__WRITTEN TASK__: Extract word for word the lines of the listing from its start to the line holding "import seaborn as sns", both ends kept; pictures are not part of the copy.

── DATASET EXCERPT

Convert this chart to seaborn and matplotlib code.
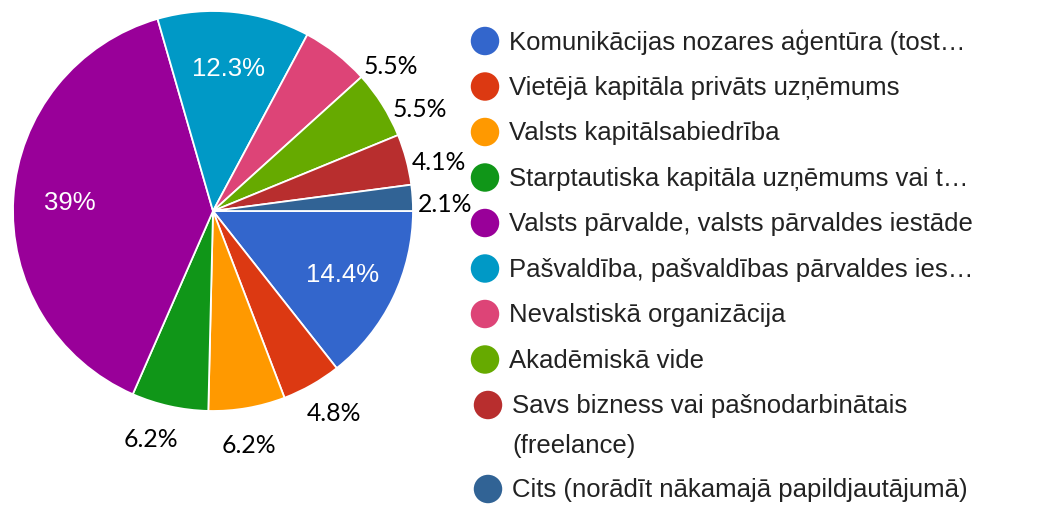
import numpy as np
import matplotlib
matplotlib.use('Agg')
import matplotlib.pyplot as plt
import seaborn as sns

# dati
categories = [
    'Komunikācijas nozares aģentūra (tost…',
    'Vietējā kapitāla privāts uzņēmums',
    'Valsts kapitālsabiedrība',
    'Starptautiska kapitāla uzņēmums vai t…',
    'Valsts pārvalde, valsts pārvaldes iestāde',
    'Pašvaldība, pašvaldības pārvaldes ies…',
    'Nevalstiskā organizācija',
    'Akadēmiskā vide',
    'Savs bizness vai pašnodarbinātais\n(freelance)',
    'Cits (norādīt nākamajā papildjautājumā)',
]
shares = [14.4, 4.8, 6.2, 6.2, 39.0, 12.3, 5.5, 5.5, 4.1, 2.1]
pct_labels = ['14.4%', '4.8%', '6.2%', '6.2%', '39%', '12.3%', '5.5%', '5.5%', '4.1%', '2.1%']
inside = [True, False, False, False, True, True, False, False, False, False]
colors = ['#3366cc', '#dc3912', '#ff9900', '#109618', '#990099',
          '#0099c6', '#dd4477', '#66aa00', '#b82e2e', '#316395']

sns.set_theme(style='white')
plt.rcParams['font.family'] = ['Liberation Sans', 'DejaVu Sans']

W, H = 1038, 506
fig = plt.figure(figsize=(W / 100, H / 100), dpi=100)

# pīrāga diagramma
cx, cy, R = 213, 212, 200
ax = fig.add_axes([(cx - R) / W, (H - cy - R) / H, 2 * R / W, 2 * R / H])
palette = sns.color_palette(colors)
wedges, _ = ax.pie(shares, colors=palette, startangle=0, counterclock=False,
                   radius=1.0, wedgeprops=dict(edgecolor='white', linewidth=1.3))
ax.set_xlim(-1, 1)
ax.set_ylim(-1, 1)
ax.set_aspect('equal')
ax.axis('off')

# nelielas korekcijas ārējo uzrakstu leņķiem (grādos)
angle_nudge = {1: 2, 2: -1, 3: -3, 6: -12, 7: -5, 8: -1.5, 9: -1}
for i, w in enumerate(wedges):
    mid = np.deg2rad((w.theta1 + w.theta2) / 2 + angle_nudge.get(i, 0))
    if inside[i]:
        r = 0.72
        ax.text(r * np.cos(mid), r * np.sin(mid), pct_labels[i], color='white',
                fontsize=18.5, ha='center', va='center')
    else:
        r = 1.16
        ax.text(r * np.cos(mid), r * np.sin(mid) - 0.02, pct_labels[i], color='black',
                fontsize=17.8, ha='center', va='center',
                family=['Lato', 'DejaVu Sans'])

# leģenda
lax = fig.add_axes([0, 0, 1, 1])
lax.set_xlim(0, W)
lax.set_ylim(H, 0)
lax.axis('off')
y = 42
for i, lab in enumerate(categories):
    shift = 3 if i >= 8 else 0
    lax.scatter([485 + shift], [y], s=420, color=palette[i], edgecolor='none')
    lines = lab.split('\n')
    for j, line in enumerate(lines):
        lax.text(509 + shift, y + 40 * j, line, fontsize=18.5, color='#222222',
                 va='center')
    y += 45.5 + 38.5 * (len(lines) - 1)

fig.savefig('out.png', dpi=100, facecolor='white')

────

__SOLUTION TO THE PROBLEM__:
Convert this chart to seaborn and matplotlib code.
import numpy as np
import matplotlib
matplotlib.use('Agg')
import matplotlib.pyplot as plt
import seaborn as sns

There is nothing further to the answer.